▶ _Set exercise_:
The data below should be printed in full, exactly, and without any of its images.

********************

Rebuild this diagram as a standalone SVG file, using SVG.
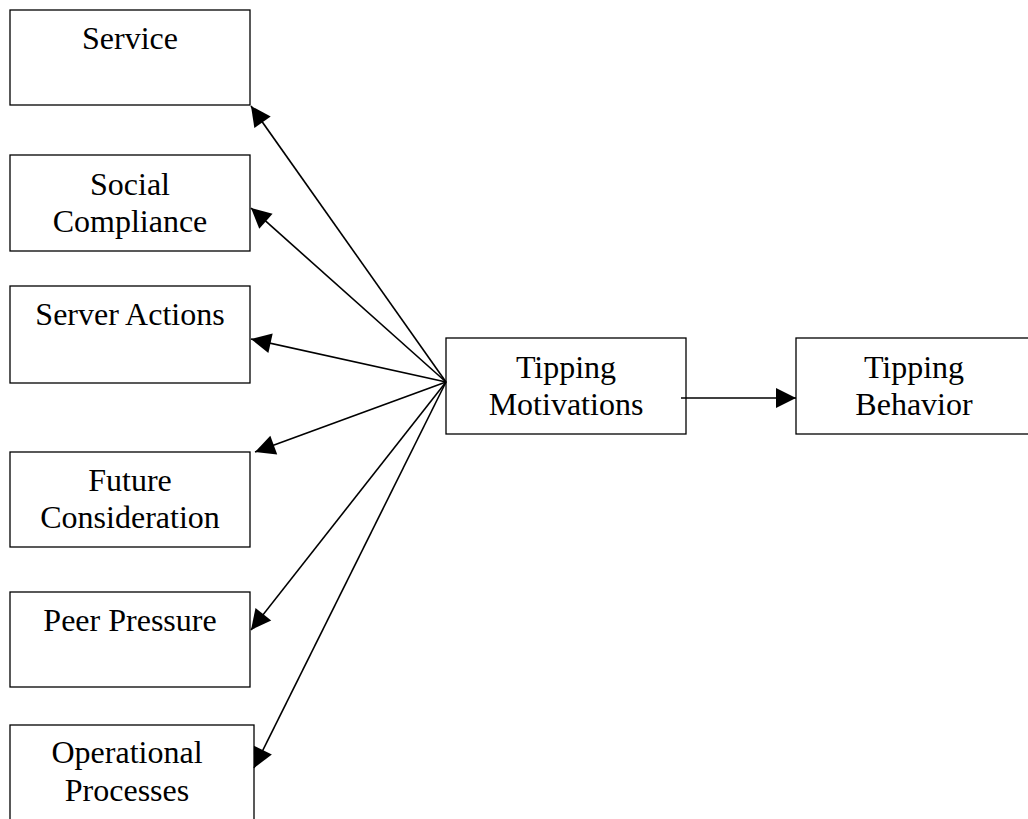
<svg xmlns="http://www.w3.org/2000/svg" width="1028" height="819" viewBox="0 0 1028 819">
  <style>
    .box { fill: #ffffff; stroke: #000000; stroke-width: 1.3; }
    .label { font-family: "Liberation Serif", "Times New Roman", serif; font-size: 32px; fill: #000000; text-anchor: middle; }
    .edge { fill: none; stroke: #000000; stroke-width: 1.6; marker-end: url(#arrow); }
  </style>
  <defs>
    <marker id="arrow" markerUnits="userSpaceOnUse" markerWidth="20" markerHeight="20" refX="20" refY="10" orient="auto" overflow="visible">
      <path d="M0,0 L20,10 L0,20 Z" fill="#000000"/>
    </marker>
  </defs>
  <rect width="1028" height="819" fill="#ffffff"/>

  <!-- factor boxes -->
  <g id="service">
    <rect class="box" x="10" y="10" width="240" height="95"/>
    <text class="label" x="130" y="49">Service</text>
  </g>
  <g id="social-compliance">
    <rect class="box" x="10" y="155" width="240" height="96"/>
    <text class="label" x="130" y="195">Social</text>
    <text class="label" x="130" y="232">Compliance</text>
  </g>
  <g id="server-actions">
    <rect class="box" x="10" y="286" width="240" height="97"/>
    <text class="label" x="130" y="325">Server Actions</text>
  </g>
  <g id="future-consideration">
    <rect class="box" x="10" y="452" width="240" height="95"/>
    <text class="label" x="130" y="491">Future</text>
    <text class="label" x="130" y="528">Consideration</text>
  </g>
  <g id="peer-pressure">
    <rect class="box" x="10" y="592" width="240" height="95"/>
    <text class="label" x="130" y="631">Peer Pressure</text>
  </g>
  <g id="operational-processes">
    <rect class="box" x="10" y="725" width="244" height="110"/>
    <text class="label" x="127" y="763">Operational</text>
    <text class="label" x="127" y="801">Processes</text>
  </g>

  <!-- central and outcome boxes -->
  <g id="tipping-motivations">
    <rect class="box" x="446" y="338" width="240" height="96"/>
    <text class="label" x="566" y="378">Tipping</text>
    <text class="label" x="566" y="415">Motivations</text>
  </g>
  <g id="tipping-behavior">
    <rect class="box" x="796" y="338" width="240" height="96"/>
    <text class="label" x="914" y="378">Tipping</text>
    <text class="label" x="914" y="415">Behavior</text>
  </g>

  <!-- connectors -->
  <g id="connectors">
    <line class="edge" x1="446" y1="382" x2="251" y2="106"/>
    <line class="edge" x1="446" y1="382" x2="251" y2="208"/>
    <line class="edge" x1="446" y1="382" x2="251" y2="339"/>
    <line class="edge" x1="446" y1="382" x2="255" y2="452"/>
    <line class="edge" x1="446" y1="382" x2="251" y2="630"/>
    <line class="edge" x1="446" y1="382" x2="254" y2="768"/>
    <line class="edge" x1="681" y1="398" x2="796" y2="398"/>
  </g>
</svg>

********************

▶ _Complete output_:
Rebuild this diagram as a standalone SVG file, using SVG.
<svg xmlns="http://www.w3.org/2000/svg" width="1028" height="819" viewBox="0 0 1028 819">
  <style>
    .box { fill: #ffffff; stroke: #000000; stroke-width: 1.3; }
    .label { font-family: "Liberation Serif", "Times New Roman", serif; font-size: 32px; fill: #000000; text-anchor: middle; }
    .edge { fill: none; stroke: #000000; stroke-width: 1.6; marker-end: url(#arrow); }
  </style>
  <defs>
    <marker id="arrow" markerUnits="userSpaceOnUse" markerWidth="20" markerHeight="20" refX="20" refY="10" orient="auto" overflow="visible">
      <path d="M0,0 L20,10 L0,20 Z" fill="#000000"/>
    </marker>
  </defs>
  <rect width="1028" height="819" fill="#ffffff"/>

  <!-- factor boxes -->
  <g id="service">
    <rect class="box" x="10" y="10" width="240" height="95"/>
    <text class="label" x="130" y="49">Service</text>
  </g>
  <g id="social-compliance">
    <rect class="box" x="10" y="155" width="240" height="96"/>
    <text class="label" x="130" y="195">Social</text>
    <text class="label" x="130" y="232">Compliance</text>
  </g>
  <g id="server-actions">
    <rect class="box" x="10" y="286" width="240" height="97"/>
    <text class="label" x="130" y="325">Server Actions</text>
  </g>
  <g id="future-consideration">
    <rect class="box" x="10" y="452" width="240" height="95"/>
    <text class="label" x="130" y="491">Future</text>
    <text class="label" x="130" y="528">Consideration</text>
  </g>
  <g id="peer-pressure">
    <rect class="box" x="10" y="592" width="240" height="95"/>
    <text class="label" x="130" y="631">Peer Pressure</text>
  </g>
  <g id="operational-processes">
    <rect class="box" x="10" y="725" width="244" height="110"/>
    <text class="label" x="127" y="763">Operational</text>
    <text class="label" x="127" y="801">Processes</text>
  </g>

  <!-- central and outcome boxes -->
  <g id="tipping-motivations">
    <rect class="box" x="446" y="338" width="240" height="96"/>
    <text class="label" x="566" y="378">Tipping</text>
    <text class="label" x="566" y="415">Motivations</text>
  </g>
  <g id="tipping-behavior">
    <rect class="box" x="796" y="338" width="240" height="96"/>
    <text class="label" x="914" y="378">Tipping</text>
    <text class="label" x="914" y="415">Behavior</text>
  </g>

  <!-- connectors -->
  <g id="connectors">
    <line class="edge" x1="446" y1="382" x2="251" y2="106"/>
    <line class="edge" x1="446" y1="382" x2="251" y2="208"/>
    <line class="edge" x1="446" y1="382" x2="251" y2="339"/>
    <line class="edge" x1="446" y1="382" x2="255" y2="452"/>
    <line class="edge" x1="446" y1="382" x2="251" y2="630"/>
    <line class="edge" x1="446" y1="382" x2="254" y2="768"/>
    <line class="edge" x1="681" y1="398" x2="796" y2="398"/>
  </g>
</svg>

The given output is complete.